Chatbot Failures Expose AI’s Weaknesses in News Summarization

Chatbot Failures Highlight AI’s News Summarization Weaknesses

According to a BBC study, four significant artificial intelligence (AI) chatbots are summarizing news articles incorrectly.

The BBC requested ChatGPT, Copilot, Gemini, and Perplexity to summarize 100 news items as part of the study, and they scored each response. It asked journalists with relevant expertise in the article's topic to score the AI helpers' responses.

It was discovered that 51% of all AI responses to news-related queries were deemed to have serious problems of some kind.
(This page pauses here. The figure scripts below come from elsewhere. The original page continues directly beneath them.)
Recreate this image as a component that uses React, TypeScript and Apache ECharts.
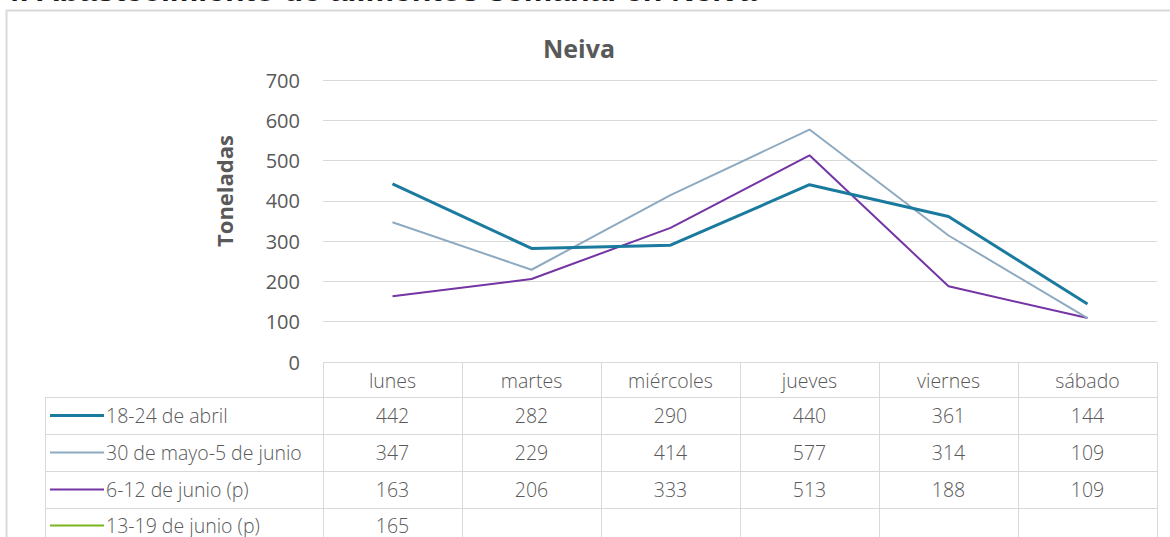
import React, { useEffect, useRef } from "react";
import * as echarts from "echarts";

const categories = ["lunes", "martes", "miércoles", "jueves", "viernes", "sábado"];
const seriesNames = ["18-24 de abril", "30 de mayo-5 de junio", "6-12 de junio (p)", "13-19 de junio (p)"];
const abril18 = [442, 282, 290, 440, 361, 144];
const mayo30 = [347, 229, 414, 577, 314, 109];
const junio6 = [163, 206, 333, 513, 188, 109];
const junio13: (number | null)[] = [165, null, null, null, null, null];
const seriesData = [abril18, mayo30, junio6, junio13];
const seriesColors = ["#1b7b9f", "#8eaac0", "#7434a4", "#7ab51d"];
const seriesWidths = [3, 2, 2, 2];

const W = 1170;
const H = 537;
const PLOT_L = 323;
const PLOT_R = 1157;
const PLOT_T = 80;
const PLOT_B = 362;
const ROW_H = 37;
const HEAD_B = 397;
const LEG_L = 45;
const FONT = "'Open Sans', 'Liberation Sans', sans-serif";
const GRID_C = "#d9d9d9";
const TEXT_C = "#595959";

export default function App() {
  const ref = useRef<HTMLDivElement>(null);
  useEffect(() => {
    if (!ref.current) return;
    const chart = echarts.init(ref.current, null, { renderer: "svg" });
    const cellW = (PLOT_R - PLOT_L) / categories.length;
    const g: any[] = [];
    // outer border
    g.push({ type: "rect", shape: { x: 6.5, y: 10.5, width: W, height: H }, style: { fill: "none", stroke: GRID_C, lineWidth: 2 }, silent: true });
    // cut-off top title (only its lower edge is visible in the reference)
    g.push({
      type: "text", x: 2, y: 6,
      style: { text: "4. Abastecimiento de alimentos semanal en Neiva", font: `bold 32px 'Liberation Sans', sans-serif`, fill: "#1a1a1a", verticalAlign: "bottom", align: "left" },
    });
    // table lines
    for (let i = 0; i <= categories.length; i++) {
      const x = Math.round(PLOT_L + i * cellW) + 0.5;
      g.push({ type: "line", shape: { x1: x, y1: PLOT_B, x2: x, y2: H + 5 }, style: { stroke: GRID_C, lineWidth: 1 } });
    }
    g.push({ type: "line", shape: { x1: LEG_L + 0.5, y1: HEAD_B, x2: LEG_L + 0.5, y2: H + 5 }, style: { stroke: GRID_C, lineWidth: 1 } });
    g.push({ type: "line", shape: { x1: PLOT_L, y1: PLOT_B + 0.5, x2: PLOT_R, y2: PLOT_B + 0.5 }, style: { stroke: GRID_C, lineWidth: 1 } });
    for (let r = 0; r < 4; r++) {
      const y = HEAD_B + r * ROW_H + 0.5;
      g.push({ type: "line", shape: { x1: LEG_L, y1: y, x2: PLOT_R, y2: y }, style: { stroke: GRID_C, lineWidth: 1 } });
    }
    const cellFont = `300 19.5px ${FONT}`;
    // header
    categories.forEach((c, i) => {
      g.push({ type: "text", x: PLOT_L + (i + 0.5) * cellW, y: (PLOT_B + HEAD_B) / 2 + 1, style: { text: c, font: cellFont, fill: TEXT_C, align: "center", verticalAlign: "middle" } });
    });
    // rows
    seriesNames.forEach((name, r) => {
      const cy = HEAD_B + (r + 0.5) * ROW_H - (r === 3 ? 1 : 0);
      g.push({ type: "line", shape: { x1: 50, y1: cy, x2: 104, y2: cy }, style: { stroke: seriesColors[r], lineWidth: seriesWidths[r] } });
      g.push({ type: "text", x: 106, y: cy, style: { text: name, font: cellFont, fill: TEXT_C, align: "left", verticalAlign: "middle" } });
      seriesData[r].forEach((v, i) => {
        if (v == null) return;
        g.push({ type: "text", x: PLOT_L + (i + 0.5) * cellW, y: cy, style: { text: String(v), font: cellFont, fill: TEXT_C, align: "center", verticalAlign: "middle" } });
      });
    });

    chart.setOption({
      animation: false,
      backgroundColor: "#ffffff",
      title: {
        text: "Neiva", left: 574, top: 30, textAlign: "center",
        textStyle: { fontFamily: FONT, fontSize: 25, fontWeight: "bold", color: TEXT_C },
      },
      grid: { left: PLOT_L, right: W - PLOT_R, top: PLOT_T, bottom: H - PLOT_B },
      xAxis: {
        type: "category", data: categories, boundaryGap: true,
        axisLine: { show: false }, axisTick: { show: false }, axisLabel: { show: false },
      },
      yAxis: {
        type: "value", min: 0, max: 700, interval: 100,
        name: "Toneladas", nameLocation: "middle", nameGap: 88, nameRotate: 90,
        nameTextStyle: { fontFamily: FONT, fontSize: 22, fontWeight: "bold", color: TEXT_C, padding: [0, 0, 0, 60] },
        axisLine: { show: false }, axisTick: { show: false },
        axisLabel: { margin: 23, fontFamily: FONT, fontSize: 20, color: TEXT_C },
        splitLine: { lineStyle: { color: GRID_C, width: 1 } },
      },
      series: seriesData.map((d, i) => ({
        name: seriesNames[i], type: "line", data: d, showSymbol: false, symbol: "none",
        lineStyle: { color: seriesColors[i], width: seriesWidths[i] }, itemStyle: { color: seriesColors[i] },
        z: 10 - i,
      })),
      graphic: g,
    });
    return () => chart.dispose();
  }, []);
  return <div ref={ref} style={{ position: "absolute", left: 0, top: 0, width: W, height: H, background: "#fff" }} />;
}
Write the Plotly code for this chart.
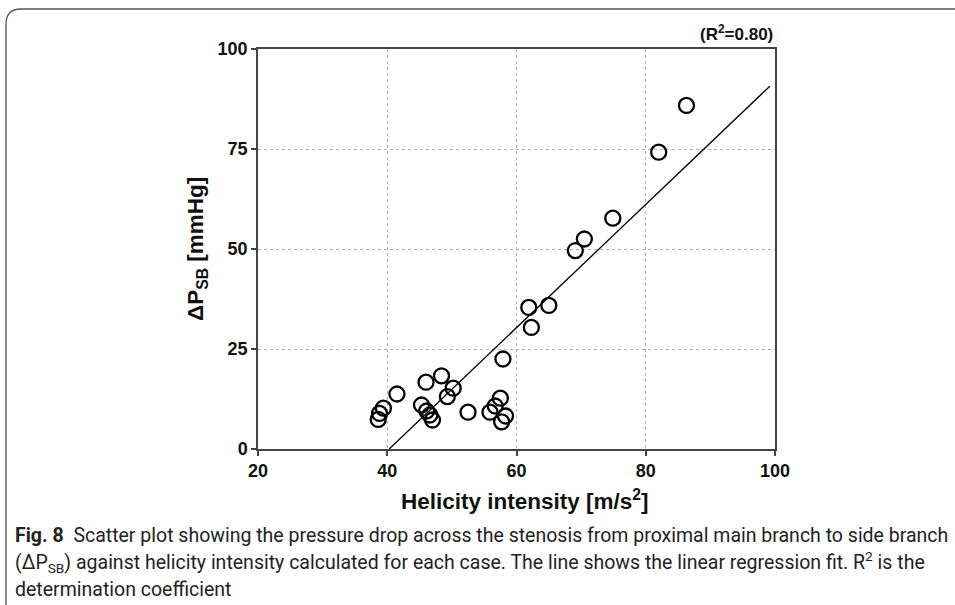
import plotly.graph_objects as go

helicity = [38.6, 38.8, 39.4, 41.5, 45.3, 46.0, 46.1, 46.6, 47.0, 48.4, 49.3, 50.2,
            52.5, 55.9, 56.7, 57.5, 57.7, 58.3, 57.9, 61.9, 62.3, 65.0,
            69.1, 70.5, 74.9, 82.0, 86.3]
dp_sb = [7.4, 8.9, 10.2, 13.75, 11.0, 16.7, 9.5, 8.5, 7.25, 18.3, 13.1, 15.2,
         9.2, 9.2, 10.75, 12.7, 6.8, 8.25, 22.5, 35.4, 30.4, 35.9,
         49.6, 52.5, 57.7, 74.2, 85.9]
fit_x = [40.3, 99.2]
fit_y = [0.0, 90.7]
x_ticks = [20, 40, 60, 80, 100]
y_ticks = [0, 25, 50, 75, 100]

W, H = 955, 605
L, R, T, B = 258, 775, 49, 449

fig = go.Figure()
fig.add_trace(go.Scatter(x=fit_x, y=fit_y, mode="lines",
                         line=dict(color="black", width=1.3), showlegend=False, cliponaxis=False))
fig.add_trace(go.Scatter(x=helicity, y=dp_sb, mode="markers",
                         marker=dict(symbol="circle-open", size=15, color="black",
                                     line=dict(width=2.3, color="black")),
                         showlegend=False, cliponaxis=False))

AR = "Liberation Sans, Arial, sans-serif"
tickfont = dict(family=AR, size=18, color="#111", weight="bold")
fig.update_xaxes(range=[20, 100], tickvals=x_ticks, ticktext=[str(v) for v in x_ticks],
                 showgrid=True, gridcolor="#b0b0b0", griddash="dot", gridwidth=1,
                 showline=True, linecolor="#444", linewidth=1.5, mirror=True,
                 ticks="outside", ticklen=5, tickcolor="#444", tickwidth=1.5,
                 tickfont=tickfont, zeroline=False)
fig.update_yaxes(range=[0, 100], tickvals=y_ticks, ticktext=[str(v) for v in y_ticks],
                 showgrid=True, gridcolor="#b0b0b0", griddash="dot", gridwidth=1,
                 showline=True, linecolor="#444", linewidth=1.5, mirror=True,
                 ticks="outside", ticklen=5, tickcolor="#444", tickwidth=1.5,
                 tickfont=tickfont, zeroline=False)

def px(p):
    return (p - L) / (R - L)

def py(p):
    return (B - p) / (B - T)

frame = "M {x0},{y0} L {x0},{y1} Q {x0},{y2} {x3},{y2} L {x4},{y2}".format(
    x0=px(6), y0=py(620), y1=py(24), y2=py(9), x3=px(21), x4=px(970))

CAP = "Roboto, sans-serif"
capfont = dict(family=CAP, size=19.5, color="#222")
titlefont = dict(family=AR, size=22.5, color="#111")
fig.update_layout(
    width=W, height=H,
    margin=dict(l=L, r=W - R, t=T, b=H - B, pad=0),
    paper_bgcolor="white", plot_bgcolor="white",
    font=dict(family=AR, size=16, color="#111"),
    shapes=[dict(type="path", path=frame, xref="paper", yref="paper",
                 line=dict(color="#555", width=1.3), layer="above")],
    annotations=[
        dict(text="<b>Helicity intensity [m/s<sup>2</sup>]</b>", xref="paper", yref="paper",
             x=px(525), y=py(500), xanchor="center", yanchor="middle", showarrow=False,
             font=titlefont),
        dict(text="<b>ΔP<sub>SB</sub> [mmHg]</b>", xref="paper", yref="paper",
             x=px(197), y=py(249), xanchor="center", yanchor="middle", showarrow=False,
             textangle=-90, font=titlefont),
        dict(text="<b>(R<sup>2</sup>=0.80)</b>", xref="paper", yref="paper",
             x=px(775), y=py(33), xanchor="right", yanchor="middle", showarrow=False,
             font=dict(family=AR, size=17, color="#111")),
        dict(text="<b>Fig. 8</b>  Scatter plot showing the pressure drop across the stenosis from proximal main branch to side branch",
             xref="paper", yref="paper", x=px(13), y=py(535), xanchor="left", yanchor="middle",
             showarrow=False, align="left", font=capfont),
        dict(text="(ΔP<sub>SB</sub>) against helicity intensity calculated for each case. The line shows the linear regression fit. R<sup>2</sup> is the",
             xref="paper", yref="paper", x=px(13), y=py(562), xanchor="left", yanchor="middle",
             showarrow=False, align="left", font=capfont),
        dict(text="determination coefficient",
             xref="paper", yref="paper", x=px(13), y=py(589), xanchor="left", yanchor="middle",
             showarrow=False, align="left", font=capfont),
    ],
)

fig.write_html("out.html", config={"displayModeBar": False},
               post_script="document.body.style.margin='0px';document.body.style.overflow='hidden';")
Furthermore, 19% of AI responses that referenced BBC content included factual inaccuracies, including inaccurate dates, statistics, and claims.

Among the falsehoods the BBC discovered was Gemini's claim that the NHS does not advise vaping as a smoking cessation tool. According to ChatGPT and Copilot, Nicola Sturgeon and Rishi Sunak remained in their positions after they departed. In a Middle East report, Perplexity misquoted BBC News, claiming that Iran first shown "restraint" and labeled Israel's moves as "aggressive".

Generally speaking, OpenAI's ChatGPT and Perplexity—which has Jeff Bezos as an investor—had less problems than Google's Gemini and Microsoft's Copilot. The BBC normally protects its material from AI chatbots, but for the December 2024 testing, it made its website accessible.

According to the research, the chatbots "struggled to differentiate between opinion and fact, editorialized, and often failed to include essential context" in addition to having factual errors.